John Abraham’s involvement in the Garnier campaign has led to a barrage of criticism, but the market for products designed to lighten skin is so huge that L’Oreal has deflected bad press via a tough skin which strangely, doesn’t stem from one of their products.
Across Asia the industry will be worth as much as $18 billion (£11.3 billion) this year, according to one estimate. Hmmmmm, want skin like a rhino? Become a billionaire on the back of people’s insecurities.
A senior Unilever executive who was responsible for stoking sales of Axe deodorant (branded as Lynx in Britain) told The Times last year that Asia represented “the last empty space on the map” in the world of male grooming products. The growth of metrosexual males has been fuelled by the launch of fashion magazines, such as an Indian edition of GQ, analysts say. The upshot, unsurprisingly, has been a surge in the “feminisation of men’s products”.

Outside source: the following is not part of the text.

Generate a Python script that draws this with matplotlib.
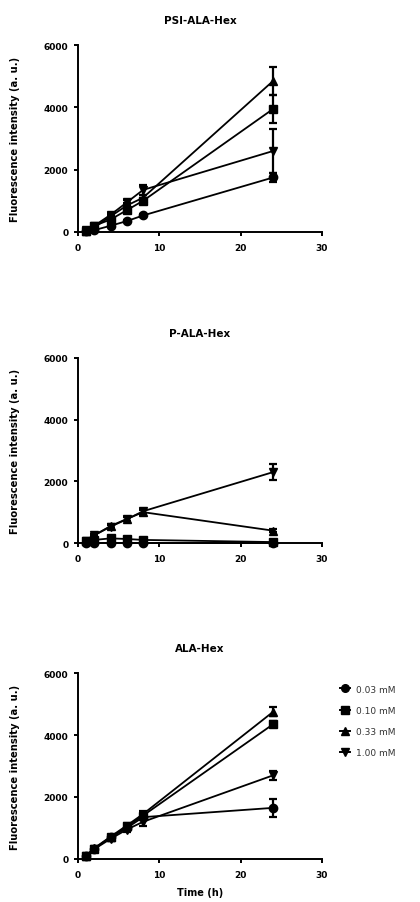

Kiran Kaur – a Sikh human rights activist in west London, is unimpressed with the growing trend. “The ad simply reinforces the idea that you’ve got to be fair to be anything in life,” says Kiran. “It says that if you’re fair and good looking, you’ll be a wonderful daughter-in-law or husband, your skin colour determines how successful you’ll be in life. The ad reinforces age-old prejudices.”
While on the topic of male grooming, it used to be said that the way to tell the gays from the straights in a changing room (should that be of interest) is to check out their body hair. Clue: the gays clippered/waxed/sugared, the straights didn’t. Then, in a pseudo-macho protest at the depilation craze and blind consumerism, the gays went underground and embraced the cult of ‘the bear’. They took to plaid shirts, trucker caps, beards and beer bellies with a furred fever that said fuck off to fashion, then became fashion.
It was once safe to assume that even at the peak of the smoothie fever, only the vain and quite adventurous would take to shaving their balls. Like, isn’t shaving your face enough grief? However, it seems that such intimate grooming is now so commonplace that Gillette felt it necessary to produce an infomercial for sack-shaving virgins. But why would you do that? WHY?
Because, as Gillette informs us, ‘when there’s no underbrush, the tree looks taller’. Of course! One might forget the joys of gaining an ‘optical inch’. One does have to applaud the copywriters at BBDO for the line, ‘consider the unique topographical features under your hood’.
Thanks for that, Gillette, but you know, my hood is all good, cheers. And L’Oreal? I’m worth it, but your products aren’t.